Los Cronocrímenes (2007)

de Sara Ló

As viagens no tempo são um dos assuntos mais interessantes do universo da ficção científica. Desde a saga Back to the Future (1985-1990), 12 Monkeys (1995), The Butterfly Effect (2004), Predestination (2014), Primer (2004), ou até About Time (2013), existem time travels de todos os feitios e para todos os gostos, que apresentam diferentes regras para os seus saltos temporais, deixando o espectador escolher qual a teoria que acredita ser mais fidedigna de efectivamente acontecer. Apesar das suas diferenças nos detalhes, algo tipicamente comum neste género de filmes, e um dos conceitos mais confusos mas mais fascinantes quando bem explorado, é o próprio paradoxo temporal que ocorre nas ditas viagens. Simplificando, esta concepção de ciclos de eventos que decorreram no passado que moldam o futuro e/ou vice-versa, acaba muitas vezes por criar um verdadeiro nó na cabeça do público sem nunca o demover da curiosidade que tal conceito suscita. São estas teorias de correntes de interacção temporal e o paradoxismo das mesmas, que serviram de material-base para Los Cronocrímenes, longa-metragem de estreia do cineasta espanhol Nacho Vigalondo, previamente vencedor de um Óscar para Melhor Curta-Metragem Live Action com 7:35 de la Mañana (2003).

Héctor (Karra Elejalde), é um homem de meia-idade que acaba de se mudar para uma grande casa de campo com a sua esposa Clara (Candela Fernández). Enquanto relaxa no seu jardim, Héctor, num move à la Rear Window (1954), observa os arbustos ao longe com os seus binóculos, quando avista o que parece ser uma mulher nua entre as árvores. Movido pela tentativa de satisfazer a sua curiosidade, e pela conveniência da sua esposa ter ido às compras na vila, decide ir investigar de perto, mas já dizia a expressão “a curiosidade matou o gato”. Ao encontrar a mulher deitada no chão no meio da floresta, é rapidamente atacado por uma figura sinistra, com um grande casaco preto e com a cabeça enrolada por um excesso de ligaduras ensanguentadas, quase como uma múmia cor-de-rosa. Fugindo aterrorizado, Héctor acaba por se refugiar num laboratório no topo da colina, onde um jovem cientista (interpretado pelo próprio realizador e argumentista do filme) o persuade a esconder-se num peculiar tanque com um líquido duvidoso, emergindo momentos depois apenas para descobrir que viajou para o passado, sensivelmente uma hora atrás no tempo, desencadeando uma estranha série de eventos com consequências imprevisíveis, num esforço para se salvar do perigo iminente.

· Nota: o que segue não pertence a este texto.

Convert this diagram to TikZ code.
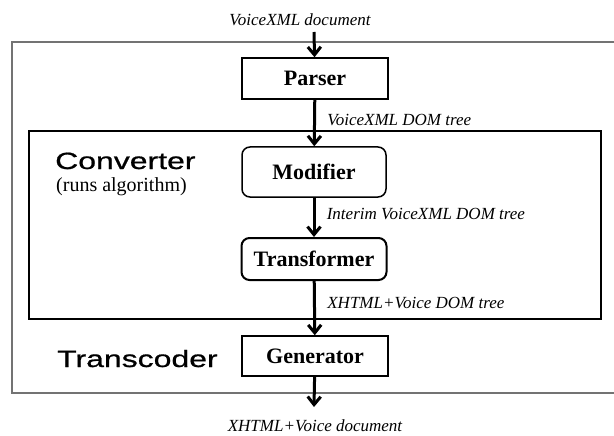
\documentclass[tikz,border=0pt]{standalone}
\usepackage{fontspec}
\setmainfont{Liberation Serif}
\newfontfamily\headfont[FakeStretch=1.36, FakeBold=0.8]{Liberation Sans}
\usetikzlibrary{arrows.meta, positioning}
\tikzset{
    stage/.style={draw=black, line width=1.5pt, minimum width=146pt, minimum height=41pt, inner sep=2pt, font=\fontsize{22}{24}\selectfont\bfseries},
    rstage/.style={stage, rounded corners=8pt},
    flow/.style={-{Straight Barb[length=8pt,width=13pt,line width=3pt]}, line width=3pt, black},
    dom/.style={font=\fontsize{17}{19}\selectfont\itshape, anchor=west, xshift=8pt},
    doc/.style={font=\fontsize{17}{19}\selectfont\itshape, inner sep=1pt},
    head/.style={font=\headfont\fontsize{23.5}{25}\selectfont, anchor=base west, inner sep=0pt},
    frame/.style={line width=1.6pt}
}

\begin{document}
\begin{tikzpicture}[x=1pt, y=-1pt]
        \useasboundingbox (0,0) rectangle (614,436);
        % Transcoder and Converter frames
        \draw[frame, black!55] (12,42) rectangle (630,393);
        \draw[frame, black] (29,131) rectangle (601,319);
        \node[head] (transcoder) at (57,367) {Transcoder};
        \node[head] (converter) at (55,169) {Converter};
        \node[anchor=base west, inner sep=0pt, font=\fontsize{20}{22}\selectfont] (runs) at (56,191) {(runs algorithm)};
        % stages
        \node[stage] (parser) at (315,78.5) {Parser};
        \node[rstage, minimum height=50pt, minimum width=144pt] (modifier) at (314,172) {Modifier};
        \node[rstage, minimum height=42pt, minimum width=145pt, line width=2pt] (transformer) at (314,259) {Transformer};
        \node[stage, minimum height=40pt] (generator) at (315,356) {Generator};
        % documents in and out
        \node[doc] (vxmldoc) at (300,20) {VoiceXML document};
        \node[doc] (xhtmldoc) at (315,426) {XHTML+Voice document};
        \coordinate (docin) at (314,32);
        \coordinate (docout) at (314,407);
        \draw[flow] (docin) -- (parser);
        \draw[flow] (parser) -- node[dom, yshift=3pt] {VoiceXML DOM tree} (modifier);
        \draw[flow] (modifier) -- node[dom, yshift=3pt] {Interim VoiceXML DOM tree} (transformer);
        \draw[flow] (transformer) -- node[dom, yshift=5pt] {XHTML+Voice DOM tree} (generator);
        \draw[flow] (generator) -- (docout);
    \end{tikzpicture}
\end{document}
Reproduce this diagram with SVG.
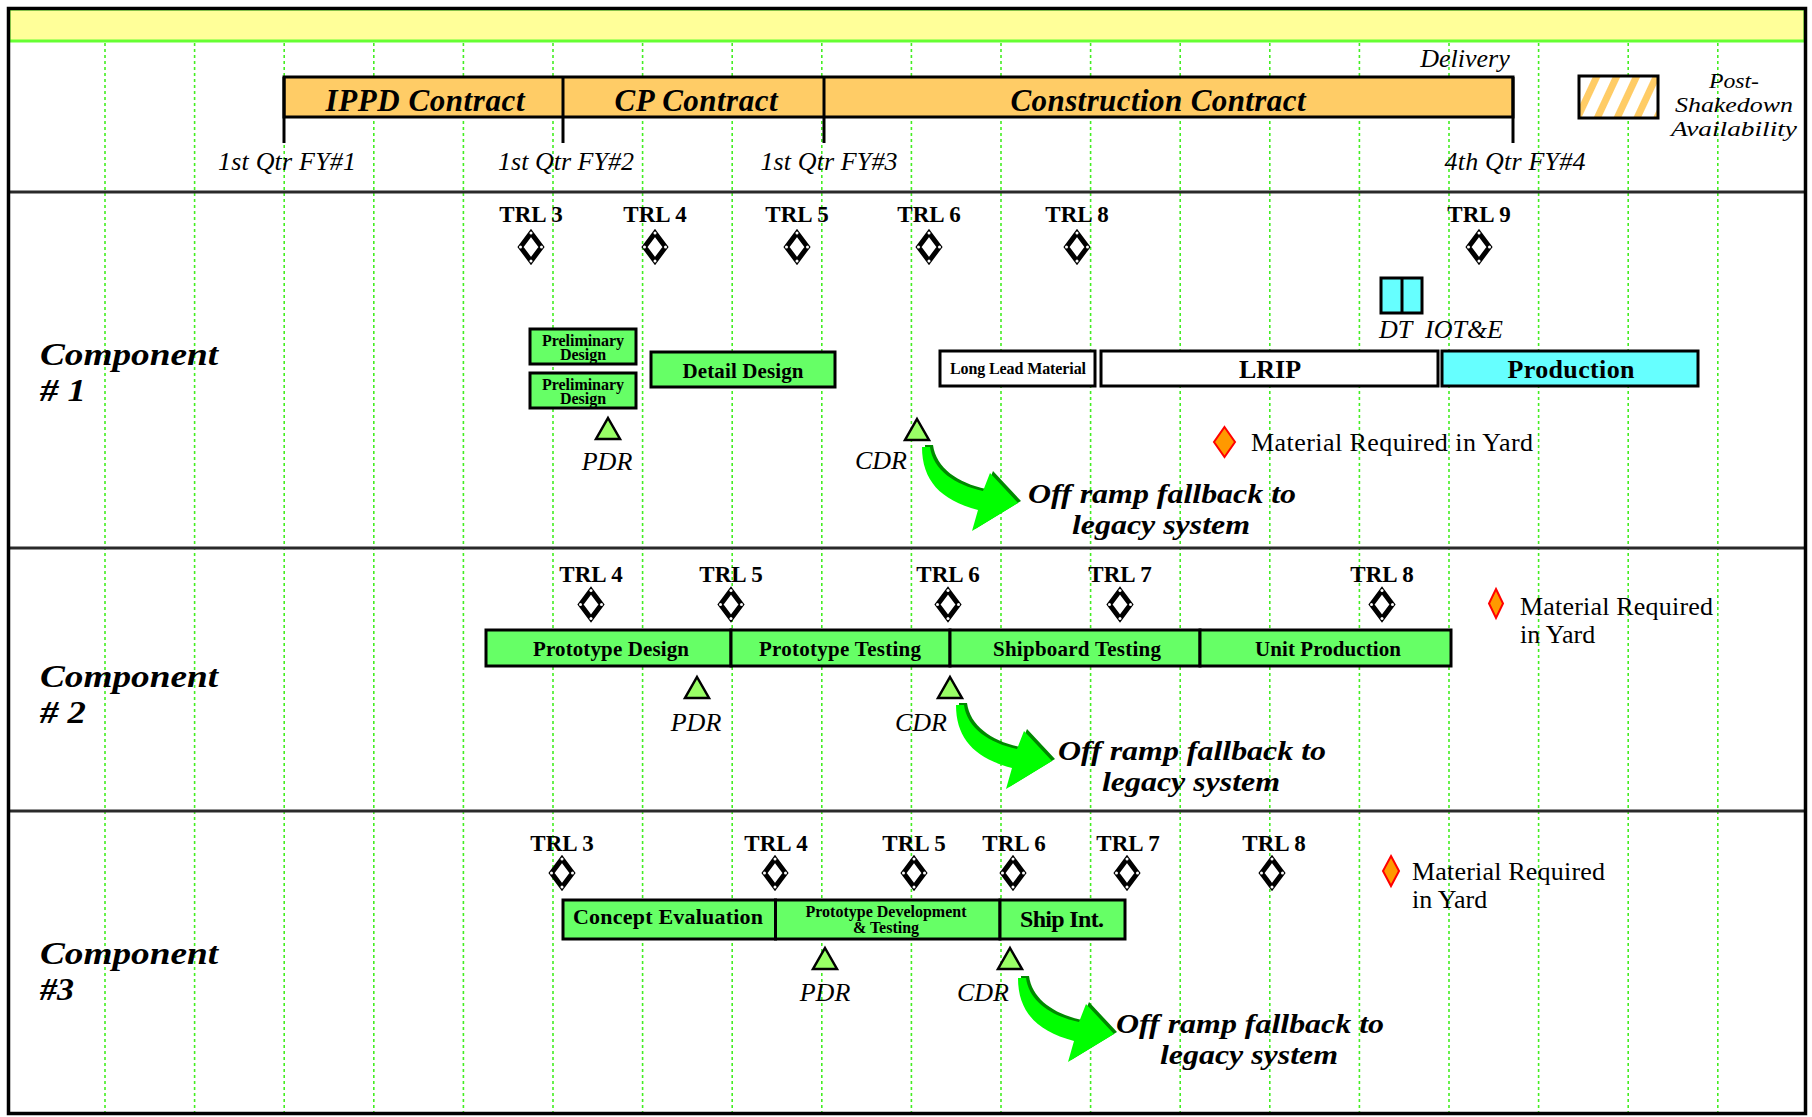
<svg xmlns="http://www.w3.org/2000/svg" xmlns:xlink="http://www.w3.org/1999/xlink" width="1812" height="1117" viewBox="0 0 1812 1117">
<style>
text{font-family:"Liberation Serif","Times New Roman",serif;fill:#000}
.grid{stroke:#44EE22;stroke-width:1.6;stroke-dasharray:3 3}
.div{stroke:#2a2a2a;stroke-width:3}
.tick{stroke:#000;stroke-width:3}
.con{font-weight:bold;font-style:italic;font-size:31px;text-anchor:middle}
.date{font-style:italic;font-size:26px;text-anchor:middle}
.comp{font-weight:bold;font-style:italic;font-size:32.5px}
.trl{font-weight:bold;font-size:23px;text-anchor:middle}
.rev{font-style:italic;font-size:26px;text-anchor:middle}
.off{font-weight:bold;font-style:italic;font-size:28px;text-anchor:middle}
.mat{font-size:26px}
.box{stroke:#000;stroke-width:3}
.g{fill:#66FF66}
.w{fill:#fff}
.c{fill:#66FFFF}
.bt{font-weight:bold;text-anchor:middle}
.tri{fill:#99FF66;stroke:#000;stroke-width:2.5;stroke-linejoin:miter}
.md{fill:#FF9900;stroke:#FF0000;stroke-width:2}
.leg{font-style:italic;font-size:22px;text-anchor:middle}
</style>
<defs>
<g id="dia">
<polygon points="0,-14 10.5,0 0,14 -10.5,0" fill="#fff" stroke="#000" stroke-width="5"/>
<circle cx="0" cy="-14" r="1.5" fill="#fff"/>
<circle cx="10.5" cy="0" r="1.5" fill="#fff"/>
<circle cx="0" cy="14" r="1.5" fill="#fff"/>
<circle cx="-10.5" cy="0" r="1.5" fill="#fff"/>
</g>
<polygon id="tri" class="tri" points="0,0 12,21 -12,21"/>
<path id="arrowShape" d="M 0,0 C 0,33 18,53 56,63 L 50,84 L 96,56 L 68,26 L 61,44 C 33,38 11,23 8,0 Z"/>
<g id="arrow">
<use xlink:href="#arrowShape" href="#arrowShape" transform="translate(3,-2)" fill="#008800"/>
<use xlink:href="#arrowShape" href="#arrowShape" fill="#00FF00"/>
</g>
<pattern id="hatch" patternUnits="userSpaceOnUse" width="18" height="18" patternTransform="rotate(25)">
<rect width="18" height="18" fill="#fff"/>
<rect width="7" height="18" fill="#FFCC66"/>
</pattern>
</defs>

<rect x="0" y="0" width="1812" height="1117" fill="#fff"/>

<g id="background">
<rect x="9" y="9" width="1796" height="32" fill="#FFFF99" stroke="#66FF33" stroke-width="3"/>
<g id="gridlines">
<line class="grid" x1="105" y1="43" x2="105" y2="1112"/>
<line class="grid" x1="194.6" y1="43" x2="194.6" y2="1112"/>
<line class="grid" x1="284.2" y1="43" x2="284.2" y2="1112"/>
<line class="grid" x1="373.8" y1="43" x2="373.8" y2="1112"/>
<line class="grid" x1="463.4" y1="43" x2="463.4" y2="1112"/>
<line class="grid" x1="553" y1="43" x2="553" y2="1112"/>
<line class="grid" x1="642.6" y1="43" x2="642.6" y2="1112"/>
<line class="grid" x1="732.2" y1="43" x2="732.2" y2="1112"/>
<line class="grid" x1="821.8" y1="43" x2="821.8" y2="1112"/>
<line class="grid" x1="911.4" y1="43" x2="911.4" y2="1112"/>
<line class="grid" x1="1001" y1="43" x2="1001" y2="1112"/>
<line class="grid" x1="1090.6" y1="43" x2="1090.6" y2="1112"/>
<line class="grid" x1="1180.2" y1="43" x2="1180.2" y2="1112"/>
<line class="grid" x1="1269.8" y1="43" x2="1269.8" y2="1112"/>
<line class="grid" x1="1359.4" y1="43" x2="1359.4" y2="1112"/>
<line class="grid" x1="1449" y1="43" x2="1449" y2="1112"/>
<line class="grid" x1="1538.6" y1="43" x2="1538.6" y2="1112"/>
<line class="grid" x1="1628.2" y1="43" x2="1628.2" y2="1112"/>
<line class="grid" x1="1717.8" y1="43" x2="1717.8" y2="1112"/>
</g>
<line class="div" x1="9" y1="192" x2="1805" y2="192"/>
<line class="div" x1="9" y1="548" x2="1805" y2="548"/>
<line class="div" x1="9" y1="811" x2="1805" y2="811"/>
</g>

<g id="header">
<g id="contract-bar">
<rect x="284" y="77" width="1229" height="40" fill="#FFCC66" stroke="#000" stroke-width="3"/>
<line class="tick" x1="284" y1="77" x2="284" y2="143"/>
<line class="tick" x1="563" y1="77" x2="563" y2="143"/>
<line class="tick" x1="824" y1="77" x2="824" y2="143"/>
<line class="tick" x1="1513" y1="77" x2="1513" y2="143"/>
<text class="con" x="425" y="111" textLength="199">IPPD Contract</text>
<text class="con" x="696" y="111" textLength="163">CP Contract</text>
<text class="con" x="1158" y="111" textLength="295">Construction Contract</text>
</g>
<text class="date" x="1465" y="67">Delivery</text>
<text class="date" x="287" y="170" textLength="138">1st Qtr FY#1</text>
<text class="date" x="566" y="170" textLength="136">1st Qtr FY#2</text>
<text class="date" x="829" y="170" textLength="137">1st Qtr FY#3</text>
<text class="date" x="1515" y="170" textLength="141">4th Qtr FY#4</text>
<g id="legend-post-shakedown">
<rect x="1579" y="76" width="79" height="42" fill="url(#hatch)" stroke="#000" stroke-width="3"/>
<text class="leg" x="1734" y="88" textLength="50" lengthAdjust="spacingAndGlyphs">Post-</text>
<text class="leg" x="1734" y="112" textLength="118" lengthAdjust="spacingAndGlyphs">Shakedown</text>
<text class="leg" x="1734" y="136" textLength="126" lengthAdjust="spacingAndGlyphs">Availability</text>
</g>
</g>

<g id="component1">
<text class="comp" x="40" y="365" textLength="178" lengthAdjust="spacingAndGlyphs">Component</text>
<text class="comp" x="40" y="401" textLength="46" lengthAdjust="spacingAndGlyphs"># 1</text>
<g id="c1-trl">
<text class="trl" x="531" y="222">TRL 3</text><use href="#dia" xlink:href="#dia" x="531" y="247"/>
<text class="trl" x="655" y="222">TRL 4</text><use href="#dia" xlink:href="#dia" x="655" y="247"/>
<text class="trl" x="797" y="222">TRL 5</text><use href="#dia" xlink:href="#dia" x="797" y="247"/>
<text class="trl" x="929" y="222">TRL 6</text><use href="#dia" xlink:href="#dia" x="929" y="247"/>
<text class="trl" x="1077" y="222">TRL 8</text><use href="#dia" xlink:href="#dia" x="1077" y="247"/>
<text class="trl" x="1479" y="222">TRL 9</text><use href="#dia" xlink:href="#dia" x="1479" y="247"/>
</g>
<g id="c1-prelim1">
<rect class="box g" x="530" y="329" width="106" height="35"/>
<text class="bt" x="583" y="346" font-size="16" textLength="82">Preliminary</text>
<text class="bt" x="583" y="360" font-size="16">Design</text>
</g>
<g id="c1-prelim2">
<rect class="box g" x="530" y="373" width="106" height="35"/>
<text class="bt" x="583" y="390" font-size="16" textLength="82">Preliminary</text>
<text class="bt" x="583" y="404" font-size="16">Design</text>
</g>
<g id="c1-detail">
<rect class="box g" x="651" y="352" width="184" height="35"/>
<text class="bt" x="743" y="378" font-size="21" textLength="121">Detail Design</text>
</g>
<g id="c1-longlead">
<rect class="box w" x="940" y="351" width="155" height="35"/>
<text class="bt" x="1018" y="374" font-size="16" textLength="136">Long Lead Material</text>
</g>
<g id="c1-lrip">
<rect class="box w" x="1101" y="351" width="337" height="35"/>
<text class="bt" x="1270" y="378" font-size="26">LRIP</text>
</g>
<g id="c1-production">
<rect class="box c" x="1442" y="351" width="256" height="35"/>
<text class="bt" x="1571" y="378" font-size="26" textLength="127">Production</text>
</g>
<g id="c1-dt">
<rect class="box c" x="1381" y="278" width="41" height="35"/>
<line x1="1402" y1="278" x2="1402" y2="313" stroke="#000" stroke-width="3"/>
<text font-style="italic" font-size="26" y="338"><tspan x="1379">DT</tspan><tspan x="1425">IOT&amp;E</tspan></text>
</g>
<g id="c1-pdr"><use href="#tri" xlink:href="#tri" x="608" y="418"/><text class="rev" x="607" y="470">PDR</text></g>
<g id="c1-cdr"><use href="#tri" xlink:href="#tri" x="917" y="419"/><text class="rev" x="881" y="469">CDR</text></g>
<g id="c1-material">
<polygon class="md" points="1224.5,427 1235,442 1224.5,457 1214,442"/>
<text class="mat" x="1251" y="451" textLength="282">Material Required in Yard</text>
</g>
<g id="c1-offramp">
<text class="off" x="1162" y="503" textLength="268" lengthAdjust="spacingAndGlyphs">Off ramp fallback to</text>
<text class="off" x="1161" y="534" textLength="178" lengthAdjust="spacingAndGlyphs">legacy system</text>
</g>
</g>

<g id="component2">
<text class="comp" x="40" y="687" textLength="178" lengthAdjust="spacingAndGlyphs">Component</text>
<text class="comp" x="40" y="723" textLength="46" lengthAdjust="spacingAndGlyphs"># 2</text>
<g id="c2-trl">
<text class="trl" x="591" y="582">TRL 4</text><use href="#dia" xlink:href="#dia" x="591" y="604.5"/>
<text class="trl" x="731" y="582">TRL 5</text><use href="#dia" xlink:href="#dia" x="731" y="604.5"/>
<text class="trl" x="948" y="582">TRL 6</text><use href="#dia" xlink:href="#dia" x="948" y="604.5"/>
<text class="trl" x="1120" y="582">TRL 7</text><use href="#dia" xlink:href="#dia" x="1120" y="604.5"/>
<text class="trl" x="1382" y="582">TRL 8</text><use href="#dia" xlink:href="#dia" x="1382" y="604.5"/>
</g>
<g id="c2-proto-design"><rect class="box g" x="486" y="630" width="245" height="36"/><text class="bt" x="611" y="656" font-size="21" textLength="156">Prototype Design</text></g>
<g id="c2-proto-testing"><rect class="box g" x="731" y="630" width="219" height="36"/><text class="bt" x="840" y="656" font-size="21" textLength="162">Prototype Testing</text></g>
<g id="c2-shipboard"><rect class="box g" x="950" y="630" width="250" height="36"/><text class="bt" x="1077" y="656" font-size="21" textLength="168">Shipboard Testing</text></g>
<g id="c2-unit"><rect class="box g" x="1200" y="630" width="251" height="36"/><text class="bt" x="1328" y="656" font-size="21" textLength="146">Unit Production</text></g>
<g id="c2-pdr"><use href="#tri" xlink:href="#tri" x="697" y="677"/><text class="rev" x="696" y="731">PDR</text></g>
<g id="c2-cdr"><use href="#tri" xlink:href="#tri" x="950" y="677"/><text class="rev" x="921" y="731">CDR</text></g>
<g id="c2-material">
<polygon class="md" points="1496,589 1503,603.5 1496,618 1489,603.5"/>
<text class="mat" x="1520" y="615" textLength="193">Material Required</text>
<text class="mat" x="1520" y="643">in Yard</text>
</g>
<g id="c2-offramp">
<text class="off" x="1192" y="760" textLength="268" lengthAdjust="spacingAndGlyphs">Off ramp fallback to</text>
<text class="off" x="1191" y="791" textLength="178" lengthAdjust="spacingAndGlyphs">legacy system</text>
</g>
</g>

<g id="component3">
<text class="comp" x="40" y="964" textLength="178" lengthAdjust="spacingAndGlyphs">Component</text>
<text class="comp" x="40" y="1000" textLength="34" lengthAdjust="spacingAndGlyphs">#3</text>
<g id="c3-trl">
<text class="trl" x="562" y="851">TRL 3</text><use href="#dia" xlink:href="#dia" x="562" y="873"/>
<text class="trl" x="776" y="851">TRL 4</text><use href="#dia" xlink:href="#dia" x="775" y="873"/>
<text class="trl" x="914" y="851">TRL 5</text><use href="#dia" xlink:href="#dia" x="914" y="873"/>
<text class="trl" x="1014" y="851">TRL 6</text><use href="#dia" xlink:href="#dia" x="1013" y="873"/>
<text class="trl" x="1128" y="851">TRL 7</text><use href="#dia" xlink:href="#dia" x="1127" y="873"/>
<text class="trl" x="1274" y="851">TRL 8</text><use href="#dia" xlink:href="#dia" x="1272" y="873"/>
</g>
<g id="c3-concept"><rect class="box g" x="563" y="900" width="212.5" height="39"/><text class="bt" x="668" y="924" font-size="22" textLength="190">Concept Evaluation</text></g>
<g id="c3-protodev"><rect class="box g" x="775.5" y="900" width="224.5" height="39"/>
<text class="bt" x="886" y="917" font-size="16" textLength="161">Prototype Development</text>
<text class="bt" x="886" y="933" font-size="16">&amp; Testing</text></g>
<g id="c3-shipint"><rect class="box g" x="1000" y="900" width="125" height="39"/><text class="bt" x="1062" y="927" font-size="24" textLength="84">Ship Int.</text></g>
<g id="c3-pdr"><use href="#tri" xlink:href="#tri" x="825" y="948"/><text class="rev" x="825" y="1001">PDR</text></g>
<g id="c3-cdr"><use href="#tri" xlink:href="#tri" x="1010" y="948"/><text class="rev" x="983" y="1001">CDR</text></g>
<g id="c3-material">
<polygon class="md" points="1391,856 1399,871 1391,886 1383,871"/>
<text class="mat" x="1412" y="880" textLength="193">Material Required</text>
<text class="mat" x="1412" y="908">in Yard</text>
</g>
<g id="c3-offramp">
<text class="off" x="1250" y="1033" textLength="268" lengthAdjust="spacingAndGlyphs">Off ramp fallback to</text>
<text class="off" x="1249" y="1064" textLength="178" lengthAdjust="spacingAndGlyphs">legacy system</text>
</g>
</g>

<g id="connectors">
<use href="#arrow" xlink:href="#arrow" transform="translate(922,447)"/>
<use href="#arrow" xlink:href="#arrow" transform="translate(956,705)"/>
<use href="#arrow" xlink:href="#arrow" transform="translate(1018,978)"/>
</g>

<rect id="frame" x="8.5" y="8.5" width="1797" height="1105" fill="none" stroke="#000" stroke-width="3.5"/>
</svg>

A partir deste ponto da narrativa, Vigalongo explora o mundo interminável do ciclo causa-efeito das viagens no tempo, construindo um envolvente loop temporal cheio de reviravoltas e pormenores cativantes. Não há grande espaço para o desenvolvimento das personagens, ao invés disso, decide apresentar-se como um estudo sobre o destino imóvel que, ironicamente, mais parece estar em constante movimento, pela progressiva imersão de Héctor neste time loop. Assim, Los Cronocrímenes alia um enredo semelhante ao de um B-movie, a uma escrita precisa e a um estilo visual extremamente realista. Junta-se um protagonista que é uma espécie de anti-herói propositadamente desleixado, que permanece imperturbável pela situação difícil em que se encontra, e o resultado acaba por ser memoravelmente inconvencional. A realização de Nacho Vigalongo faz com que tudo isto funcione como um psicodrama sombrio e demente, quase como se estivéssemos a espreitar um pesadelo de um estranho. Complexo e engenhoso, mas uma viagem alucinante e envolvente ao mesmo tempo, onde tudo parece irreversivelmente fatalista.

Um excelente quebra-cabeças para os fãs de thrillers, de suspense e de ficção científica. Todas as peças se encaixam de uma forma bem argumentada e é extremamente satisfatório no trato das questões paradoxais, acabando por ser daqueles filmes que merece uma segunda visualização, com certamente duas experiências muito diferentes, mas igualmente entusiasmantes. Uma produção minimalista, com um elenco composto apenas por quatro pessoas, gravações em apenas três localizações e um orçamento minúsculo, Los Cronocrímenes segue o mote “menos é mais”, conseguindo dar a volta a todas as suas limitações de forma eficaz e inteligente, repleto de momentos intrigantes e cenas bizarras que não desiludem, como um mindfuck bem executado deve fazer.